The Duke On The Work Of Chris Cunningham
Used to be a time when music videos did a couple things, and didn't go getting themselves in a state about the ART or similar diversions. There would be a song playing, thus supplying the music element, and then maybe we would see the Madonna or the Thin Lizzy or whoever, and that was all the visual layer we needed. Everyone was happy. Ain't nobody complaining about we needs to see some robots sexing or kids chasing a pensioner around a housing estate.
Nowadays, though, no-ones happy unless these music adverts start with a bout of scripted dialogue along the lines of motherfucker and ho and so on, and then have all the SFX and the CGI and all that malarkey, in order to make whatever the hell dreary trip-hop nonsense is assaulting our ears seem all the more amazing. This amazing bit is added via the robots sexing and the SFX.
Usually, The Duke has no truck with this pretentious nonsense, and harks for the days when folks had their heads a little more south of the rectum, and it was all about the music, man, is what. The music got boring as hell though, so to be honest, a bit of the robot sex wouldn't go amiss most times.
And this is where an individual by the name of Chris Cunningham comes in.
You might have seen some of this demented son of a bitch's work. Like the Madonna video for Frozen where she's in the desert and so on and then there's a few more of her and she's all in black and has her hands tattooed like Mary Magdalene in Last Temptation Of Christ. Or maybe you saw those Playstation adverts with the Scottish girl whose eyes are really far apart, with the pigtails. Or what about the Aphex Twin video for Come To Daddy, a motherfucking deranged apocalyptic nightmare that has a bunch of kids all looking like old Aphex, chasing a pensioner and a dog, and then some damn thing crawls out of a telly like in Ringu or Videodrome, some bloody skinny thing with teeth sharp as The Duke's observations and all skinny with the ribs showing and so on.
He also did the Bjork one, where she's a robot, and then gets on with the sexing along with another robot. This one was quite entertaining.

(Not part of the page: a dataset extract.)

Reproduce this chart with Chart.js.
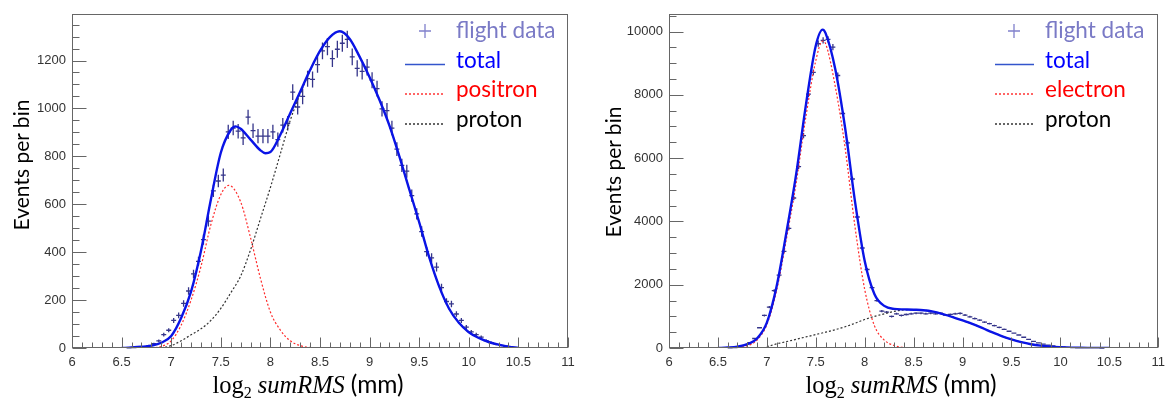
<!DOCTYPE html>
<html><head><meta charset="utf-8">
<script src="https://cdn.jsdelivr.net/npm/chart.js@4/dist/chart.umd.min.js"></script>
<style>
html,body{margin:0;padding:0;background:#fff;}
#wrap{position:relative;width:1172px;height:406px;overflow:hidden;background:#fff;}
canvas{position:absolute;top:0;}
#ov{position:absolute;left:0;top:0;pointer-events:none;}
</style></head>
<body>
<div id="wrap">
<canvas id="cL" width="586" height="406" style="left:0"></canvas>
<canvas id="cR" width="586" height="406" style="left:586px"></canvas>
<svg id="ov" width="1172" height="406" xmlns="http://www.w3.org/2000/svg">
 <g font-family="Lato, 'Open Sans', sans-serif" font-size="21" fill="#000">
  <text transform="translate(29,165) rotate(-90)" text-anchor="middle">Events per bin</text>
  <text transform="translate(621,172) rotate(-90)" text-anchor="middle">Events per bin</text>
 </g>
 <text x="308" y="393" text-anchor="middle" font-size="24.5" fill="#000"><tspan font-family="'Liberation Serif', serif">log</tspan><tspan font-family="'Liberation Serif', serif" font-size="16" dy="5">2</tspan><tspan dy="-5" dx="6" font-family="'Liberation Serif', serif" font-style="italic">sumRMS</tspan><tspan dx="6" font-family="Lato, sans-serif">(mm)</tspan></text>
 <text x="901" y="393" text-anchor="middle" font-size="24.5" fill="#000"><tspan font-family="'Liberation Serif', serif">log</tspan><tspan font-family="'Liberation Serif', serif" font-size="16" dy="5">2</tspan><tspan dy="-5" dx="6" font-family="'Liberation Serif', serif" font-style="italic">sumRMS</tspan><tspan dx="6" font-family="Lato, sans-serif">(mm)</tspan></text>
 <g font-family="Lato, 'Open Sans', sans-serif" font-size="22.5">
  <text x="456" y="38" fill="#7a7ac6">flight data</text>
  <text x="456" y="68" fill="#0000ff">total</text>
  <text x="456" y="97" fill="#ff0000">positron</text>
  <text x="456" y="127" fill="#000">proton</text>
  <text x="1045" y="38" fill="#7a7ac6">flight data</text>
  <text x="1045" y="68" fill="#0000ff">total</text>
  <text x="1045" y="97" fill="#ff0000">electron</text>
  <text x="1045" y="127" fill="#000">proton</text>
 </g>
 <path d="M425 24 V38 M419 31 H431 M1014 24 V38 M1008 31 H1020" stroke="#8080cc" stroke-width="1.3" fill="none"/>
 <line x1="405" y1="64.5" x2="445" y2="64.5" stroke="#3355cc" stroke-width="1.5"/>
 <line x1="405" y1="94" x2="445" y2="94" stroke="#ff3333" stroke-width="1.3" stroke-dasharray="2 2"/>
 <line x1="405" y1="124" x2="445" y2="124" stroke="#333" stroke-width="1.3" stroke-dasharray="2 2"/>
 <line x1="995" y1="64.5" x2="1034" y2="64.5" stroke="#3355cc" stroke-width="1.5"/>
 <line x1="995" y1="94" x2="1034" y2="94" stroke="#ff3333" stroke-width="1.3" stroke-dasharray="2 2"/>
 <line x1="995" y1="124" x2="1034" y2="124" stroke="#333" stroke-width="1.3" stroke-dasharray="2 2"/>
</svg>
</div>
<script>
// ---------- DATA ----------
const binHalfWidth = 0.025;
const xTickLabels = [6, 6.5, 7, 7.5, 8, 8.5, 9, 9.5, 10, 10.5, 11];
const yTickLabelsL = [0, 200, 400, 600, 800, 1000, 1200];
const yTickLabelsR = [0, 2000, 4000, 6000, 8000, 10000];

// Left panel (positron selection): flight data
const binsL = [6.575,6.625,6.675,6.725,6.775,6.825,6.875,6.925,6.975,
 7.025,7.075,7.125,7.175,7.225,7.275,7.325,7.375,7.425,7.475,
 7.525,7.575,7.625,7.675,7.725,7.775,7.825,7.875,7.925,7.975,
 8.025,8.075,8.125,8.175,8.225,8.275,8.325,8.375,8.425,8.475,
 8.525,8.575,8.625,8.675,8.725,8.775,8.825,8.875,8.925,8.975,
 9.025,9.075,9.125,9.175,9.225,9.275,9.325,9.375,9.425,9.475,
 9.525,9.575,9.625,9.675,9.725,9.775,9.825,9.875,9.925,9.975,
 10.025,10.075,10.125,10.175,10.225,10.275,10.325,10.375,10.425];
const countsL = [1,2,3,6,10,18,30,56,74,
 115,136,186,238,309,362,452,530,656,697,
 722,902,918,905,877,964,907,884,884,884,
 902,870,930,938,1068,1006,1050,1124,1121,1183,
 1240,1258,1208,1247,1272,1288,1215,1167,1155,1172,
 1118,1083,998,991,918,830,762,738,636,560,
 486,402,376,338,252,194,184,142,115,87,
 67,56,45,31,22,15,11,8,5];
const errorsL = [1,1.4,1.7,2.4,3.2,4.2,5.5,7.5,8.6,
 10.7,11.7,13.6,15.4,17.6,19,21.3,23,25.6,26.4,
 26.9,30,30.3,30.1,29.6,31,30.1,29.7,29.7,29.7,
 30,29.5,30.5,30.6,32.7,31.7,32.4,33.5,33.5,34.4,
 35.2,35.5,34.8,35.3,35.7,35.9,34.9,34.2,34,34.2,
 33.4,32.9,31.6,31.5,30.3,28.8,27.6,27.2,25.2,23.7,
 22,20,19.4,18.4,15.9,13.9,13.6,11.9,10.7,9.3,
 8.2,7.5,6.7,5.6,4.7,3.9,3.3,2.8,2.2];

// Left panel fit curves
const totalXL = [6.5,6.6,6.7,6.8,6.9,7.0,7.1,7.2,7.3,7.4,7.5,7.6,7.65,7.7,7.8,7.9,7.95,8.0,8.1,8.2,8.3,8.4,8.5,8.6,8.7,8.8,8.9,9.0,9.1,9.2,9.3,9.4,9.5,9.6,9.7,9.8,9.9,10.0,10.1,10.2,10.3,10.4,10.5];
const totalL  = [0,2,5,10,22,50,125,235,405,620,815,910,925,915,870,825,813,818,890,980,1070,1160,1240,1298,1322,1290,1215,1130,1035,928,800,662,525,380,258,165,105,66,42,25,14,6,0];
const positronX = [6.8,6.9,7.0,7.1,7.2,7.3,7.4,7.5,7.58,7.7,7.8,7.9,8.0,8.1,8.2,8.3,8.4,8.5];
const positron  = [0,6,30,95,200,340,515,640,679,610,460,290,150,75,30,10,2,0];
const protonXL = [6.9,7.0,7.1,7.2,7.3,7.4,7.5,7.6,7.7,7.8,7.9,8.0,8.1,8.2,8.3,8.4,8.5,8.6,8.7,8.8,8.9,9.0,9.1,9.2,9.3,9.4,9.5,9.6,9.7,9.8,9.9,10.0,10.1,10.2,10.3,10.4,10.5];
const protonL  = [0,10,30,55,80,115,165,230,300,410,540,670,810,950,1060,1157,1240,1298,1322,1290,1215,1130,1035,928,800,662,525,380,258,165,105,66,42,25,14,6,0];

// Right panel (electron selection): flight data
const binsR = [6.625,6.675,6.725,6.775,6.825,6.875,6.925,6.975,
 7.025,7.075,7.125,7.175,7.225,7.275,7.325,7.375,7.425,7.475,
 7.525,7.575,7.625,7.675,7.725,7.775,7.825,7.875,7.925,7.975,
 8.025,8.075,8.125,8.175,8.225,8.275,8.325,8.375,8.425,8.475,
 8.525,8.575,8.625,8.675,8.725,8.775,8.825,8.875,8.925,8.975,
 9.025,9.075,9.125,9.175,9.225,9.275,9.325,9.375,9.425,9.475,
 9.525,9.575,9.625,9.675,9.725,9.775,9.825,9.875,9.925,9.975,
 10.025,10.075,10.125,10.175,10.225,10.275,10.325,10.375,10.425];
const countsR = [5,10,30,80,170,300,640,1030,
 1290,1810,2300,3050,3780,4740,5730,6710,8020,8710,
 9620,9720,9750,9510,8610,7410,6480,5340,4140,3160,
 2480,1910,1500,1163,1132,997,1080,1028,1059,1080,
 1100,1100,1080,1100,1080,1100,1040,1060,1080,1095,
 1040,985,930,880,820,770,710,650,590,530,
 470,410,340,270,210,160,120,90,65,45,
 30,20,12,8,5,3,2,1,0];
const errorsR = [2,3,5,9,13,17,25,32,
 36,43,48,55,61,69,76,82,90,93,
 98,99,99,98,93,86,80,73,64,56,
 50,44,39,34,34,32,33,32,33,33,
 33,33,33,33,33,33,32,33,33,33,
 32,31,30,30,29,28,27,26,24,23,
 22,20,18,16,14,13,11,9,8,7,
 5,4,3,3,2,2,1,1,0];

// Right panel fit curves
const totalXR = [6.5,6.6,6.7,6.8,6.9,7.0,7.1,7.2,7.3,7.4,7.5,7.57,7.6,7.7,7.8,7.9,8.0,8.1,8.2,8.3,8.4,8.5,8.6,8.7,8.8,8.9,9.0,9.1,9.2,9.3,9.4,9.5,9.6,9.7,9.8,9.9,10.0,10.1,10.2,10.3,10.4,10.5];
const totalR  = [0,15,45,120,300,800,1950,3650,5500,7700,9550,10060,9950,8800,6950,4650,2750,1700,1330,1235,1220,1210,1195,1150,1070,976,870,760,635,500,375,270,185,120,75,43,25,13,6,3,1,0];
const electronX = [6.5,6.6,6.7,6.8,6.9,7.0,7.1,7.2,7.3,7.4,7.5,7.57,7.6,7.7,7.8,7.9,8.0,8.1,8.2,8.3,8.4,8.5];
const electron  = [0,5,20,70,250,740,1820,3450,5220,7330,9080,9700,9620,8250,6320,3850,1850,700,250,80,15,0];
const protonXR = [7.0,7.1,7.2,7.3,7.4,7.5,7.6,7.7,7.8,7.9,8.0,8.1,8.2,8.3,8.4,8.5,8.6,8.7,8.8,8.9,9.0,9.1,9.2,9.3,9.4,9.5,9.6,9.7,9.8,9.9,10.0,10.1,10.2,10.3,10.4,10.5];
const protonR  = [40,130,200,275,350,425,500,580,670,780,900,1000,1080,1155,1205,1210,1195,1150,1070,976,870,760,635,500,375,270,185,120,75,43,25,13,6,3,1,0];

// ---------- RENDER ----------
const pairs = (xs, ys) => xs.map((x, i) => ({x: x, y: ys[i]}));

const errorBars = {
  id: 'errorBars',
  beforeDatasetsDraw(chart) {
    const ds = chart.data.datasets[0];
    const {ctx, scales: {x, y}} = chart;
    ctx.save();
    ctx.strokeStyle = ds.borderColor;
    ctx.lineWidth = 1.3;
    ctx.beginPath();
    ds.data.forEach((p, i) => {
      const e = ds.errors[i] || 0;
      const px = x.getPixelForValue(p.x), py = y.getPixelForValue(p.y);
      const x1 = x.getPixelForValue(p.x - binHalfWidth), x2 = x.getPixelForValue(p.x + binHalfWidth);
      const y1 = y.getPixelForValue(p.y - e), y2 = y.getPixelForValue(p.y + e);
      ctx.moveTo(x1, py); ctx.lineTo(x2, py);
      ctx.moveTo(px, Math.min(y1, y.bottom)); ctx.lineTo(px, y2);
    });
    ctx.stroke();
    ctx.restore();
  }
};

const frameTicks = {
  id: 'frameTicks',
  afterDatasetsDraw(chart, args, opts) {
    const {ctx, chartArea: a, scales: {x, y}} = chart;
    ctx.save();
    ctx.strokeStyle = '#666';
    ctx.lineWidth = 1;
    const L = Math.round(a.left) + 0.5, R = Math.round(a.right) - 0.5;
    const T = Math.round(a.top) + 0.5, B = Math.round(a.bottom) - 0.5;
    ctx.strokeRect(L, T, R - L, B - T);
    ctx.beginPath();
    for (let i = 0; ; i++) {
      const v = x.min + i * opts.xMinor;
      if (v > x.max + 1e-9) break;
      const px = Math.round(x.getPixelForValue(v)) + 0.5;
      const len = (i % opts.xPer === 0) ? 10 : 5;
      ctx.moveTo(px, B); ctx.lineTo(px, B - len);
    }
    for (let i = 0; ; i++) {
      const v = y.min + i * opts.yMinor;
      if (v > y.max + 1e-9) break;
      const py = Math.round(y.getPixelForValue(v)) + 0.5;
      const len = (i % opts.yPer === 0) ? 14 : 7;
      ctx.moveTo(L, py); ctx.lineTo(L + len, py);
    }
    ctx.stroke();
    ctx.restore();
  }
};

function makeChart(id, bins, counts, errs, curves, yMax, yTicks, yWidth, pad, tickOpts) {
  const tickFont = {family: "'Liberation Sans', Arial, sans-serif", size: 13};
  return new Chart(document.getElementById(id), {
    type: 'scatter',
    data: {
      datasets: [
        {label: 'flight data', data: pairs(bins, counts), errors: errs, borderColor: '#35358a',
         backgroundColor: '#35358a', pointRadius: 0, showLine: false, order: 10},
        ...curves
      ]
    },
    options: {
      responsive: false,
      animation: false,
      devicePixelRatio: 1,
      layout: {padding: pad},
      plugins: {legend: {display: false}, tooltip: {enabled: false}, frameTicks: tickOpts},
      elements: {point: {radius: 0}},
      scales: {
        x: {
          type: 'linear', min: 6, max: 11,
          afterFit: s => { s.height = 58; },
          afterBuildTicks: s => { s.ticks = xTickLabels.map(v => ({value: v})); },
          grid: {display: false, drawTicks: false},
          border: {display: false},
          ticks: {font: tickFont, color: '#333', padding: 7, maxRotation: 0, autoSkip: false,
                  callback: v => String(v)}
        },
        y: {
          type: 'linear', min: 0, max: yMax,
          afterFit: s => { s.width = yWidth; },
          afterBuildTicks: s => { s.ticks = yTicks.map(v => ({value: v})); },
          grid: {display: false, drawTicks: false},
          border: {display: false},
          ticks: {font: tickFont, color: '#333', padding: 6, autoSkip: false,
                  callback: v => String(v)}
        }
      }
    },
    plugins: [errorBars, frameTicks]
  });
}

const curveStyle = (label, xs, ys, color, width, dash, order) => ({
  label: label, data: pairs(xs, ys), showLine: true, borderColor: color, borderWidth: width,
  borderDash: dash, pointRadius: 0, tension: 0.4, cubicInterpolationMode: 'monotone', fill: false, order: order
});

makeChart('cL', binsL, countsL, errorsL, [
  curveStyle('proton', protonXL, protonL, '#333333', 1.2, [2, 2], 3),
  curveStyle('positron', positronX, positron, '#ff2a2a', 1.2, [2, 2], 2),
  curveStyle('total', totalXL, totalL, '#0a14e6', 2.4, [], 1)
], 1395, yTickLabelsL, 72, {left: 0, top: 8, right: 18, bottom: 0},
  {xMinor: 0.1, xPer: 5, yMinor: 50, yPer: 4});

makeChart('cR', binsR, countsR, errorsR, [
  curveStyle('proton', protonXR, protonR, '#333333', 1.2, [2, 2], 3),
  curveStyle('electron', electronX, electron, '#ff2a2a', 1.2, [2, 2], 2),
  curveStyle('total', totalXR, totalR, '#0a14e6', 2.4, [], 1)
], 10560, yTickLabelsR, 83, {left: 0, top: 9, right: 7, bottom: 0},
  {xMinor: 0.1, xPer: 5, yMinor: 500, yPer: 4});
</script>
</body></html>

The point of all this is that somehow these chancers what do the music adverts have had a load of respectability slapped onto them, possibly on account of the motherfucker and the robot fondling. Now, we can buy pristinely packaged DVD sets what are called things like The Work Of Chris Cunningham or The Work Of Michael Gondry or The Work Of Spike Jonze. This intrigued The Duke no end, this series of the old digital versatile discs, but this Cunningham mofo was the only one I felt like shelling out for, by which I mean I bought it on sale.
Now, first off, I couldn't care less about most of the music in these things, unless I tried really really hard, and to be honest, I can't be bothered even thinking about it. But the visuals this Cunningham fella utilises are nothing short of inspired, possibly by some malevolent demon who lives at the centre of the universe. He's got a Fincher kinda thing going on, being fond of the bleached-out look and the rain and the disturbing imagery. And he's got an imagination like Bosch after a night of absinthe fuelled hooker devouring coke-snorting mayhem. Some of these are truly disturbing, some of them are kinda funny, but all of them are at least interesting. The weakest one here, for Squarepusher's Come On My Selector, manages to do the unthinkable by making scarily intelligent children and dogs having their brains swapped with humans and big fucking guns seem terribly dull. But it's still worth a watch, even if you're unlikely to wanna play it too many times. Bit like the song, in fact.